According to the recall posted by the FDA, the recall was initiated on May 11, 2023, and is ongoing.
The products were distributed in Maine, Florida, Michigan, New York, Pennsylvania, Washington and Texas.
- Living Nutz Nut & Seed Butter Raw Sprouted & Stoneground; 8 oz., 12 oz. or 64 oz.
- Quantity — 68 units
- Code Information — code 121522 121523 8 oz UPC 6 71762 31013 5; 12 and 64 oz. UPC 671762310098
Consumers who purchased the recalled product should immediately dispose of it and not consume it.
About Salmonella infection
Food contaminated with Salmonella bacteria does not usually look, smell, or taste spoiled. Anyone can become sick with a Salmonella infection. Infants, children, seniors, and people with weakened immune systems are at higher risk of serious illness because their immune systems are fragile, according to the CDC.
Anyone who has eaten any recalled nut butter and developed symptoms of Salmonella infection should seek medical attention. Sick people should tell their doctors about the possible exposure to Salmonella bacteria because special tests are necessary to diagnose salmonellosis.

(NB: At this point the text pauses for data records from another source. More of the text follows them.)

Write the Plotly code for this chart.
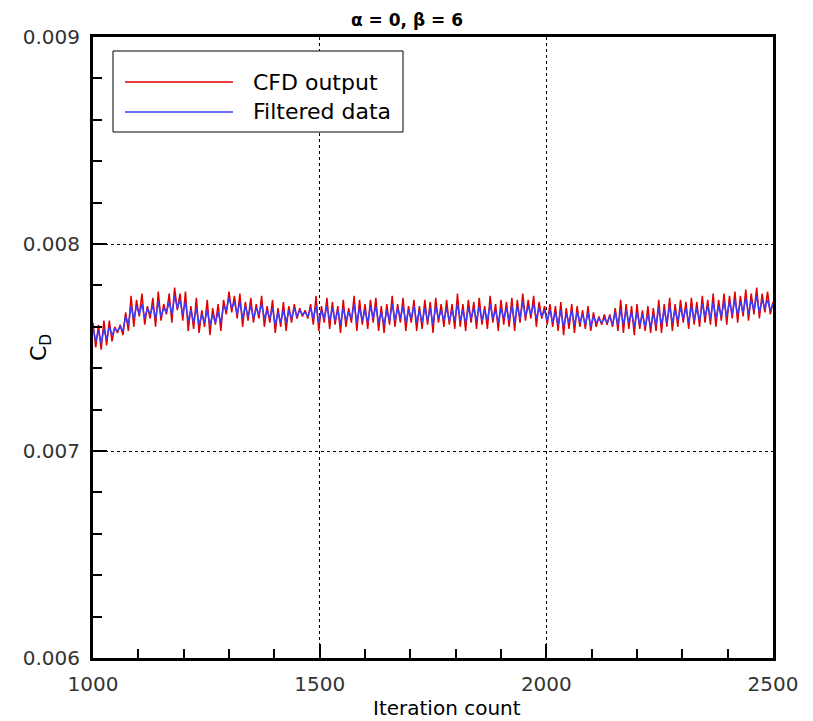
import plotly.graph_objects as go

# ---- data ----
iterations = list(range(1000, 2501, 6))

cfd_output = [
    .00762, .00750, .00761, .00749, .00763, .00751, .00763, .00753, .00760, .00757,
    .00761, .00756, .00767, .00758, .00775, .00760, .00773, .00765, .00776, .00761,
    .00770, .00764, .00774, .00760, .00777, .00763, .00771, .00766, .00776, .00762,
    .00779, .00768, .00776, .00763, .00777, .00758, .00770, .00759, .00774, .00757,
    .00768, .00760, .00773, .00756, .00769, .00761, .00771, .00758, .00773, .00766,
    .00777, .00767, .00775, .00764, .00776, .00760, .00772, .00763, .00774, .00762,
    .00771, .00764, .00775, .00760, .00770, .00762, .00773, .00757, .00769, .00760,
    .00772, .00758, .00770, .00762, .00771, .00764, .00769, .00765, .00768, .00764,
    .00771, .00761, .00775, .00758, .00770, .00762, .00774, .00759, .00772, .00761,
    .00770, .00757, .00773, .00760, .00769, .00762, .00775, .00758, .00773, .00761,
    .00771, .00759, .00773, .00762, .00774, .00758, .00770, .00757, .00771, .00761,
    .00775, .00760, .00771, .00762, .00774, .00758, .00770, .00762, .00773, .00758,
    .00770, .00759, .00773, .00761, .00772, .00757, .00774, .00762, .00771, .00760,
    .00773, .00761, .00771, .00759, .00776, .00760, .00771, .00758, .00773, .00762,
    .00772, .00759, .00774, .00761, .00770, .00759, .00775, .00762, .00771, .00758,
    .00773, .00761, .00772, .00760, .00774, .00758, .00773, .00762, .00776, .00763,
    .00773, .00764, .00775, .00760, .00772, .00764, .00770, .00761, .00771, .00760,
    .00770, .00758, .00772, .00756, .00769, .00759, .00771, .00757, .00770, .00760,
    .00768, .00759, .00770, .00758, .00767, .00760, .00765, .00761, .00766, .00761,
    .00766, .00760, .00769, .00758, .00773, .00757, .00771, .00759, .00770, .00756,
    .00771, .00759, .00768, .00758, .00770, .00757, .00769, .00758, .00773, .00757,
    .00771, .00760, .00774, .00758, .00771, .00760, .00773, .00762, .00772, .00759,
    .00774, .00761, .00772, .00760, .00775, .00762, .00773, .00761, .00776, .00760,
    .00773, .00763, .00776, .00761, .00775, .00764, .00777, .00762, .00775, .00765,
    .00778, .00763, .00776, .00766, .00779, .00764, .00776, .00767, .00777, .00766,
    .00772,
]

filtered_data = [
    .00760, .00753, .00758, .00752, .00759, .00754, .00760, .00756, .00759, .00758,
    .00760, .00758, .00765, .00761, .00770, .00764, .00770, .00766, .00771, .00764,
    .00769, .00766, .00770, .00764, .00772, .00765, .00769, .00767, .00772, .00766,
    .00775, .00769, .00773, .00766, .00772, .00763, .00768, .00762, .00769, .00761,
    .00766, .00762, .00768, .00761, .00766, .00762, .00767, .00762, .00770, .00768,
    .00774, .00769, .00772, .00766, .00772, .00764, .00770, .00765, .00770, .00764,
    .00769, .00766, .00771, .00764, .00768, .00764, .00769, .00761, .00767, .00762,
    .00768, .00762, .00768, .00764, .00769, .00765, .00768, .00766, .00767, .00765,
    .00769, .00764, .00770, .00762, .00768, .00764, .00770, .00763, .00769, .00763,
    .00768, .00761, .00769, .00763, .00767, .00764, .00771, .00762, .00769, .00763,
    .00768, .00762, .00770, .00764, .00770, .00762, .00767, .00761, .00768, .00763,
    .00771, .00763, .00769, .00764, .00770, .00762, .00768, .00764, .00770, .00762,
    .00768, .00762, .00769, .00763, .00769, .00761, .00770, .00764, .00768, .00763,
    .00769, .00763, .00768, .00763, .00771, .00763, .00768, .00762, .00769, .00764,
    .00769, .00763, .00770, .00763, .00768, .00763, .00771, .00764, .00768, .00762,
    .00769, .00764, .00769, .00763, .00770, .00762, .00770, .00764, .00772, .00765,
    .00770, .00766, .00771, .00764, .00769, .00765, .00768, .00763, .00768, .00762,
    .00767, .00761, .00768, .00760, .00766, .00762, .00768, .00761, .00767, .00762,
    .00766, .00761, .00767, .00760, .00765, .00762, .00764, .00762, .00764, .00762,
    .00765, .00761, .00767, .00761, .00768, .00761, .00768, .00762, .00767, .00760,
    .00767, .00761, .00766, .00760, .00766, .00760, .00766, .00761, .00769, .00761,
    .00768, .00762, .00770, .00762, .00768, .00763, .00769, .00764, .00769, .00762,
    .00770, .00763, .00769, .00763, .00771, .00765, .00770, .00764, .00772, .00764,
    .00770, .00765, .00772, .00765, .00772, .00766, .00773, .00766, .00772, .00767,
    .00774, .00766, .00773, .00768, .00775, .00767, .00773, .00769, .00773, .00768,
    .00771,
]

series_names = ["CFD output", "Filtered data"]
title_text = "α = 0, β = 6"
x_title = "Iteration count"
y_title = "C<sub>D</sub>"

# ---- styling ----
RED = "#e00000"
BLUE = "#3c3cff"
FONT = "DejaVu Sans"

# plot area in pixels
L, R, T, B = 93, 773, 37, 658
W, H = 813, 721


def px_x(px):
    return (px - L) / (R - L)


def px_y(py):
    return (B - py) / (B - T)


fig = go.Figure()
fig.add_trace(go.Scatter(x=iterations, y=cfd_output, mode="lines",
                         line=dict(color=RED, width=1.5), name=series_names[0]))
fig.add_trace(go.Scatter(x=iterations, y=filtered_data, mode="lines",
                         line=dict(color=BLUE, width=1.5), name=series_names[1]))

axis_common = dict(
    showline=True, linecolor="black", linewidth=3, mirror=True,
    ticks="inside", tickcolor="black", tickwidth=1.5, ticklen=14,
    showgrid=True, gridcolor="black", griddash="dot", gridwidth=1,
    zeroline=False,
    tickfont=dict(family=FONT, size=20, color="#333333"),
)

fig.update_xaxes(range=[1000, 2500], tick0=1000, dtick=500,
                 minor=dict(tick0=1000, dtick=100, ticks="inside", ticklen=9,
                            tickcolor="black", tickwidth=1.5, showgrid=False),
                 ticklabelstandoff=6, **axis_common)
fig.update_yaxes(range=[0.006, 0.009], tick0=0.006, dtick=0.001, tickformat=".3f",
                 minor=dict(tick0=0.006, dtick=0.0002, ticks="inside", ticklen=9,
                            tickcolor="black", tickwidth=1.5, showgrid=False),
                 ticklabelstandoff=6, **axis_common)

# manual legend (long line samples like the reference)
shapes = [
    dict(type="rect", xref="paper", yref="paper",
         x0=px_x(113), x1=px_x(403), y0=px_y(132), y1=px_y(51),
         line=dict(color="black", width=1), fillcolor="white", layer="above"),
    dict(type="line", xref="paper", yref="paper",
         x0=px_x(125), x1=px_x(233), y0=px_y(82), y1=px_y(82),
         line=dict(color=RED, width=1.5), layer="above"),
    dict(type="line", xref="paper", yref="paper",
         x0=px_x(125), x1=px_x(233), y0=px_y(112), y1=px_y(112),
         line=dict(color=BLUE, width=1.5), layer="above"),
]

annotations = [
    dict(text=series_names[0], xref="paper", yref="paper", x=px_x(251), y=px_y(82),
         xanchor="left", yanchor="middle", showarrow=False,
         font=dict(family=FONT, size=22, color="black")),
    dict(text=series_names[1], xref="paper", yref="paper", x=px_x(251), y=px_y(112),
         xanchor="left", yanchor="middle", showarrow=False,
         font=dict(family=FONT, size=22, color="black")),
    dict(text="<b>" + title_text + "</b>", xref="paper", yref="paper",
         x=px_x(407), y=px_y(20), xanchor="center", yanchor="middle", showarrow=False,
         font=dict(family=FONT, size=17, color="black")),
    dict(text=x_title, xref="paper", yref="paper", x=px_x(447), y=px_y(708),
         xanchor="center", yanchor="middle", showarrow=False,
         font=dict(family=FONT, size=20, color="black")),
    dict(text=y_title, xref="paper", yref="paper", x=px_x(40), y=px_y(348),
         xanchor="center", yanchor="middle", showarrow=False, textangle=-90,
         font=dict(family=FONT, size=22, color="black")),
]

fig.update_layout(
    width=W, height=H,
    margin=dict(l=L, r=W - R, t=T, b=H - B, pad=0),
    paper_bgcolor="white", plot_bgcolor="white",
    showlegend=False,
    shapes=shapes, annotations=annotations,
)

fig.write_html("out.html")
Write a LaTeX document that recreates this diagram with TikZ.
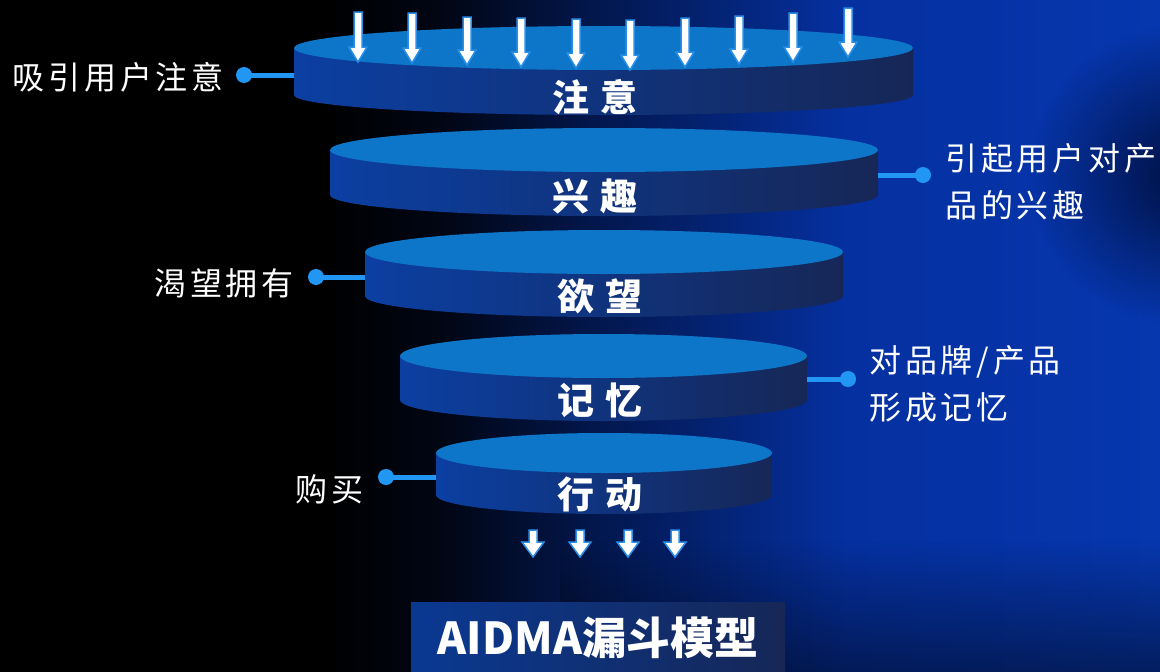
\documentclass[tikz,border=0pt]{standalone}
\usepackage{fontspec}
\usetikzlibrary{fadings}
\newfontfamily\cjk[LetterSpace=12]{Noto Sans CJK SC}
\newfontfamily\cjkb[LetterSpace=28]{Noto Sans CJK SC}
\newfontfamily\cjkt{Noto Sans CJK SC}
\definecolor{topc}{HTML}{0E76C8}
\definecolor{sideL}{HTML}{0B3FA2}
\definecolor{sideM}{HTML}{0A2C80}
\definecolor{sideR}{HTML}{162757}
\definecolor{connc}{HTML}{2196F3}
\definecolor{arredge}{HTML}{2B8FE8}
\definecolor{bgA}{HTML}{010614}
\definecolor{bgB}{HTML}{031850}
\definecolor{bgC}{HTML}{0530A0}
\definecolor{bgD}{HTML}{0637AE}
\definecolor{darkspot}{HTML}{000A30}
\pgfdeclarehorizontalshading{bglin}{100bp}{color(0bp)=(black); color(25bp)=(black); color(39bp)=(black); color(44bp)=(bgA); color(51bp)=(bgB); color(61.5bp)=(bgC); color(75bp)=(bgD); color(100bp)=(bgD)}
\tikzfading[name=softspot, inner color=transparent!0, outer color=transparent!100]
\tikzset{
  sideshade/.style={left color=sideL, middle color=sideM, right color=sideR},
  topface/.style={fill=topc},
  arr/.style={fill=white, draw=arredge, line width=1.5pt, line join=miter},
  conn/.style={draw=connc, line width=5pt},
  dot/.style={circle, fill=connc, inner sep=0pt, minimum size=16pt},
  lbl/.style={text=white, font=\cjk\fontsize{32}{47}\selectfont, inner sep=0pt},
  disclabel/.style={text=white, font=\cjkb\bfseries\fontsize{37}{40}\selectfont, inner sep=0pt},
}
\newcommand\downarr[5]{%
  \filldraw[arr] (#1-#4,#2) -- (#1+#4,#2) -- (#1+#4,#3-15) -- (#1+#5,#3-15) -- (#1,#3) -- (#1-#5,#3-15) -- (#1-#4,#3-15) -- cycle;}
\newcommand\disc[6]{% cx, rx, cy, ry, h, bottom ry
  \shade[sideshade] (#1-#2,#3) rectangle (#1+#2,#3+#5) (#1,#3+#5) ellipse [x radius=#2 pt, y radius=#6 pt];
  \fill[topface] (#1,#3) ellipse [x radius=#2 pt, y radius=#4 pt];}
\begin{document}
\begin{tikzpicture}[x=1pt,y=-1pt]
\useasboundingbox (0,0) rectangle (1160,672);
% background
\begin{scope}
\clip (0,0) rectangle (1160,672);
\shade[shading=bglin] (0,0) rectangle (1160,672);
\fill[darkspot, opacity=0.85, path fading=softspot] (1180,175) circle [radius=150pt];
\fill[black, opacity=0.45, path fading=north] (560,540) rectangle (1160,672);
\end{scope}
% discs
\disc{603.5}{309.5}{48}{22}{47}{20}
\disc{604}{274}{150}{22}{45}{21}
\disc{604}{239}{252}{22}{44}{21}
\disc{603.5}{203.5}{356}{22}{44}{21}
\disc{604}{168}{453}{20}{42}{19}
% top arrows
\downarr{358}{12}{62}{4}{9}
\downarr{412}{13}{63}{4}{9}
\downarr{467}{17}{65}{4}{9}
\downarr{521}{18}{67}{4}{9}
\downarr{576}{19}{68}{4}{9}
\downarr{630}{20}{70}{4}{9}
\downarr{685}{18}{67}{4}{9}
\downarr{739}{16}{64}{4}{9}
\downarr{793}{13}{62}{4}{9}
\downarr{848}{8}{57}{4}{9}
% bottom arrows
\downarr{533}{530}{557}{4}{11}
\downarr{580}{530}{557}{4}{11}
\downarr{628}{530}{557}{4}{11}
\downarr{675}{530}{557}{4}{11}
% disc labels
\node[disclabel] (t1) at (595,97) {注意};
\node[disclabel] (t2) at (595,196) {兴趣};
\node[disclabel] (t3) at (600,296) {欲望};
\node[disclabel] (t4) at (600,400) {记忆};
\node[disclabel] (t5) at (600,494) {行动};
% connectors
\coordinate (e1) at (294,75);
\coordinate (e2) at (878,175);
\coordinate (e3) at (365,277);
\coordinate (e4) at (807,379);
\coordinate (e5) at (436,477);
\node[dot] (d1) at (244,75) {};
\node[dot] (d2) at (923,175) {};
\node[dot] (d3) at (316,277) {};
\node[dot] (d4) at (848,379) {};
\node[dot] (d5) at (386,477) {};
\draw[conn] (d1.center) -- (e1);
\draw[conn] (e2) -- (d2.center);
\draw[conn] (d3.center) -- (e3);
\draw[conn] (e4) -- (d4.center);
\draw[conn] (d5.center) -- (e5);
% side labels
\node[lbl, anchor=east] (l1) at (224,77) {吸引用户注意};
\node[lbl, anchor=west, align=left] (l2) at (945,182) {引起用户对产\\品的兴趣};
\node[lbl, anchor=east] (l3) at (294,283) {渴望拥有};
\node[lbl, anchor=west, align=left] (l4) at (869,384) {对品牌/产品\\形成记忆};
\node[lbl, anchor=east] (l5) at (364,489) {购买};
% title
\shade[left color=sideL!90!black, right color=sideR] (411,602) rectangle (785,672);
\node[text=white, font=\cjkt\bfseries\fontsize{44}{48}\selectfont, inner sep=0pt] (title) at (598,638) {AIDMA漏斗模型};
\end{tikzpicture}
\end{document}
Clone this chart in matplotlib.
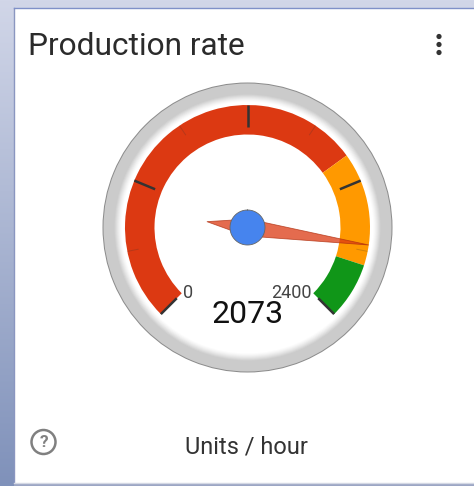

Salmonella infection symptoms can mimic other illnesses, frequently leading to misdiagnosis.
Symptoms of Salmonella infection can include diarrhea, abdominal cramps, and fever within 12 to 72 hours after eating contaminated food. Otherwise, healthy adults are usually sick for four to seven days. In some cases, however, diarrhea may be so severe that patients require hospitalization.
Older adults, children, pregnant women, and people with weakened immune systems, such as cancer patients, are more likely to develop severe illnesses and serious, sometimes life-threatening conditions.
Some people get infected without getting sick or showing any symptoms. However, they may still spread the infections to others.